Nuestro horror cotidiano se presenta de muchas formas.

Hay ocasiones en las que se manifiesta un impulso exhibicionista: los asesinos buscan que todo mundo sepa lo que hicieron, que su brutalidad se vea a plena luz del día. Incluso, en algunos casos, se dan el lujo de dejar mensajes y firmar su saña. Un ejemplo de esto es lo ocurrido en Zacatecas en los primeros días del año, cuando diez cadáveres fueron dejados a las puertas del palacio de gobierno estatal.

Pero, en otros momentos, opera la lógica contraria: los matarifes intentan borrar todos los rastros de su violencia. Desaparecer cadáveres, carbonizarlos, disolverlos en ácido, arrojarlos en fosas clandestinas, eliminar la prueba más fehaciente de su bestialidad. Así sucedió en el caso de los 43 de Iguala y así parece haber sucedido este fin de semana en San José de Gracia, Michoacán: una masacre y ni un solo cadáver a la vista.

¿Por qué? ¿Qué conduce a unos asesinos a desvanecer las evidencias de sus actos? La violencia pública tiene varias ventajas desde la perspectiva del victimario: inhibe a los rivales, intimida a otras víctimas potenciales y ayuda a preservar la disciplina interna en una banda criminal.

¿Pero no genera riesgos adicionales? ¿No hace más probable que los homicidas sean identificados por las autoridades, detenidos, procesados y encarcelados? Tal vez, pero dudo que esa sea la motivación central. Aún en casos de violencia letal extraordinariamente pública, el porcentaje de bateo de las fiscalías es más bien bajo. La capacidad de nuestro sistema de seguridad y justicia para resolver homicidios es muy limitada, sin importar las circunstancias del hecho específico.

¿Puede ser un intento de no calentar la plaza? ¿De no atraer reflectores y evitar algún tipo de reacción de parte de las autoridades que dificulte algunas actividades ilegales? Es posible, pero no está de más señalar que, en la mayoría de casos (aún en algunos de altísimo impacto), no hay respuesta vigorosa de ningún nivel de gobierno. Y, además, una desaparición puede ser muy publicitada y atraer un enorme nivel de atención. El caso de Iguala sirve de ejemplo de ese fenómeno.
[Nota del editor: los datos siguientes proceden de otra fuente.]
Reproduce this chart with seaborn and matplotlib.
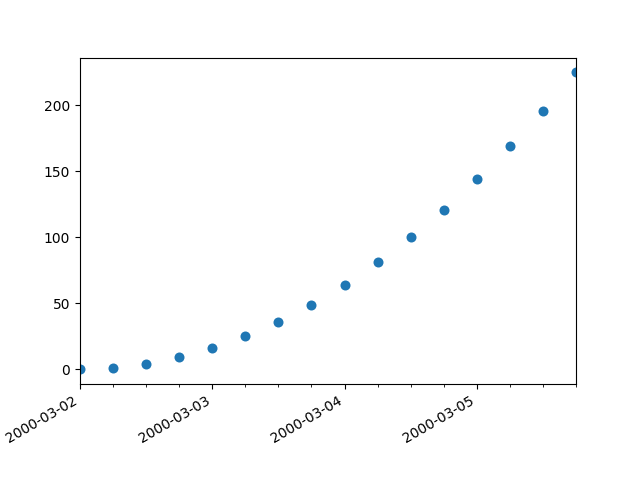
import matplotlib
matplotlib.use("Agg")
import matplotlib.pyplot as plt
import matplotlib.dates as mdates
import pandas as pd
import seaborn as sns

# 6-hourly timestamps and the values
times = pd.date_range("2000-03-02", periods=16, freq="6h")
values = [0, 1, 4, 9, 16, 25, 36, 49, 64, 81, 100, 121, 144, 169, 196, 225]

df = pd.DataFrame({"time": times, "value": values})

fig, ax = plt.subplots(figsize=(6.4, 4.8), dpi=100)
sns.scatterplot(data=df, x="time", y="value", ax=ax,
                color="#1f77b4", s=52, linewidth=0)

ax.set_xlim(times[0], times[-1])
ax.xaxis.set_major_locator(mdates.DayLocator())
ax.xaxis.set_major_formatter(mdates.DateFormatter("%Y-%m-%d"))
ax.xaxis.set_minor_locator(mdates.HourLocator(byhour=[0, 6, 12, 18]))
ax.set_xlabel("")
ax.set_ylabel("")

fig.autofmt_xdate()
plt.savefig("out.png", dpi=100)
Entonces, más que temor a la justicia, ¿los asesinos tienen miedo de bandas o clanes o grupos rivales? ¿Esconder o destruir cuerpos es una manera de evitar represalias? Puede ser, pero cuesta trabajo suponer que un grupo atacado no se enteraría de hechos como el sucedido en San José de Gracia (aún si no hubiese un video). Y en esos círculos, no se necesita un cadáver para que se detone una cadena de venganzas.
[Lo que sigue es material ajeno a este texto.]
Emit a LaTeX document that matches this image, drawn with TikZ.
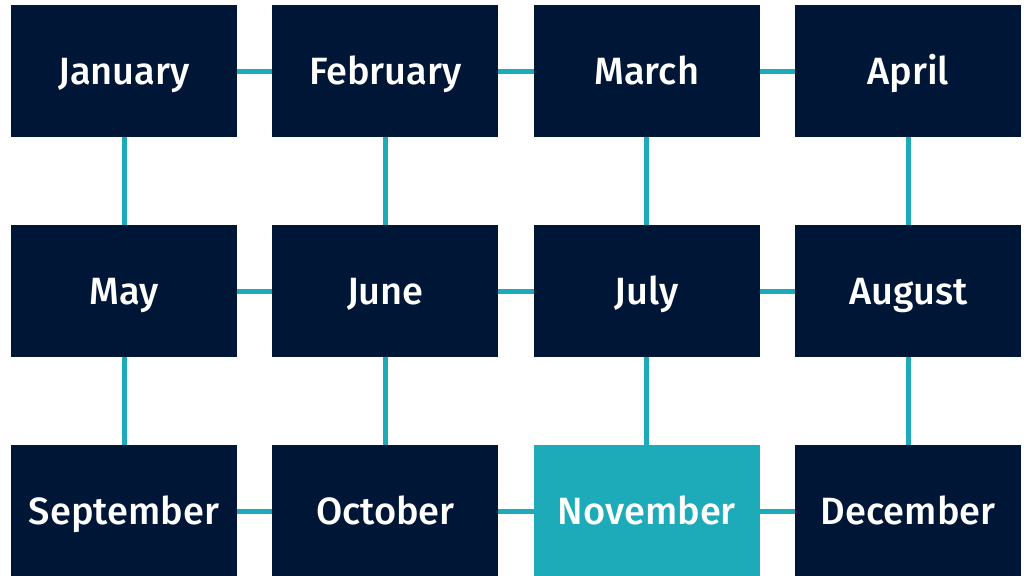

Lo que queda es que el acto de borrar cadáveres sea una forma de prolongar la crueldad y extenderla a las familias de las víctimas. Negar a los deudos la posibilidad del duelo, generar desasosiego permanente en los seres queridos, mantener viva la flama de la angustia. Hay algo particularmente atroz en esta forma de violencia, sufrida a diario por miles de familias de personas desaparecidas, que no puede explicarse simplemente como resultado de un frío cálculo estratégico del perpetrador. Por falta de otra expresión, esto no se puede describir más que como mal en estado puro.

Los cadáveres arrojados a la vera de una carretera o depositados en una plaza pública gritan horror. Los cadáveres borrados hablan de crueldad infinita con su silencio.